RTI wakes up Union Govt to ask states for Civil Services Board formation

The apex court verdict of 2013, and the subsequent DoPT’s notification in 2014, made it mandatory that bureaucratic postings be based on CSB recommendations.

0
DoPT

An RTI by a whistleblower wakes up the Union Government from a decade-long slumber to ask for an urgent status report from all states on the formation of Civil Services Boards (CSBs). The Department of personnel and training (DoPT) wrote to the states on Dec 16, asking them if CSBs were constituted in line with the Supreme Court’s order.

The Supreme Court, in its verdict on Oct 31, 2013, had called for the formation of the CSB in every state to ensure stability in the posting of civil servants, fixing a minimum tenure of two years for All India Service (AIS) officers. The verdict was followed by a DoPT’s notification to this effect, in 2014.

Both, the apex court verdict of 2013 and the subsequent DoPT’s notification in 2014, made it mandatory that postings to cadre posts be based on CSB recommendations with a minimum two-year tenure for AIS officers.

According to the rules, states are required to submit quarterly reports to the Centre explaining transfers made before completion of the minimum tenure.

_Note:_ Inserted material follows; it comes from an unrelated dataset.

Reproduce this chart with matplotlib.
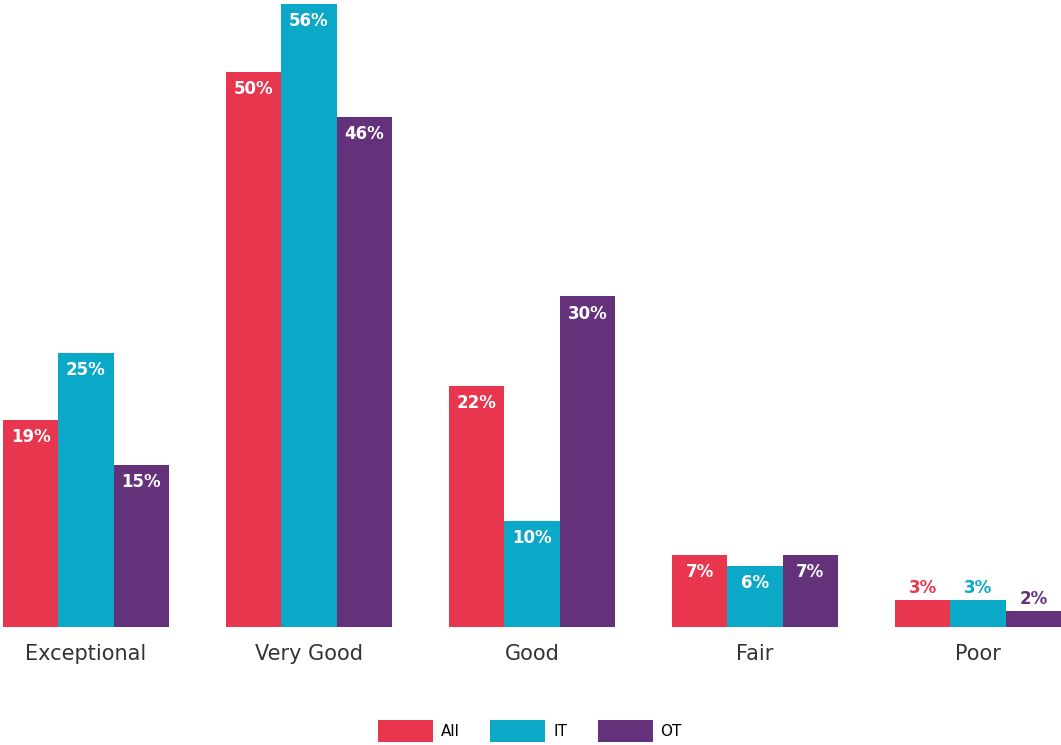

Thus, it is virtually a follow up action of the DoPT’s own notification issued more than a decade ago, in 2014. Interestingly, even this follow up action was taken only after an RTI was filed by whistleblower Sanjiv Chaturvedi (IFS:2002:UK), an Indian Forest Service officer of Uttarakhand cadre on Dec 3.

Chaturvedi’s RTI has sought certified copies of file notings, documents and correspondence identifying states that have constituted CSBs, along with details of premature transfers of All India Service officers — IAS, IPS and IFS — in violation of tenure norms since the 2014 notification.